Francesca Prescendi analyse l’acte fondamental des pratiques religieuses de l’Antiquité, à savoir le sacrifice. En Grèce, les philosophes s’opposeront aux sacrifices d’animaux prétendus coupables car participant à la violence du cosmos ; les représentations iconographiques de ces cérémonies  occulteront volontairement la violence en privilégiant les processions solennelles pleines de dignité et qui font plutôt apparaître le niveau social de celui qui offre le sacrifice, consommateur d’encens venu à grands frais du Yémen. Lorsque la victime est sacrifiée, un cri rituel (« ololuge ») est poussé par les femmes ; cette sorte d’ululement est encore en usage dans les sociétés arabes (« halhala ») lors de rassemblements festifs

Dominique Jaillard et F. Prescendi examinent les manières grecque et romaine d’interroger les divinités. Les Institutions oraculaires grecques attirent de nombreux pèlerins d’Europe et d’Asie comme à Delphes au sanctuaire d’Apollon, où Plutarque servit comme prêtre.

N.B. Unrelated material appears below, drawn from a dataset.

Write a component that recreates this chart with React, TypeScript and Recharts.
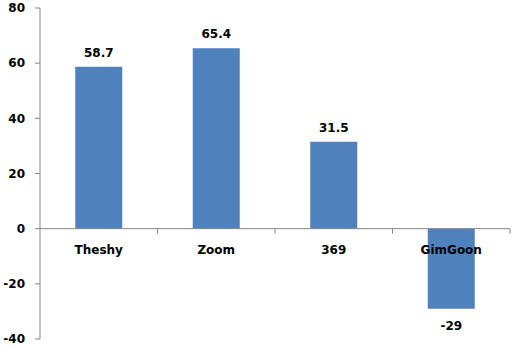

Le terme grec « mantique » désigne toutes les sortes de divination qui, rappellent les auteurs, ne servent pas à prévoir le futur mais sont un moyen de régler un problème. Ce sont des prêtres étrusques ou haruspices qui introduisirent ces pratiques en Italie en utilisant les « livres sibyllins », compilations rapportées de Samos, de Sicile et même d’Afrique du Nord. On interroge les dieux sur l’emplacement des villes nouvelles en se penchant sur le vol d’oiseaux, le grésillement des entrailles qui brûlent sur les autels, le tirage au sort. Pour Cicéron, la divination fait partie de la religion

Seize illustrations (pages 96 et 97) sont commentées dans les différents chapitres, qui disposent de bibliographies spécialisées. L’index des noms des spécialistes, des lieux et des divinités (pages 169 à 176) ainsi que les notices des auteurs de l’ouvrage (pages 183 à 185) complètent utilement cette présentation de regards croisés qui souligne une fois de plus comment les mythes transmettent des savoirs.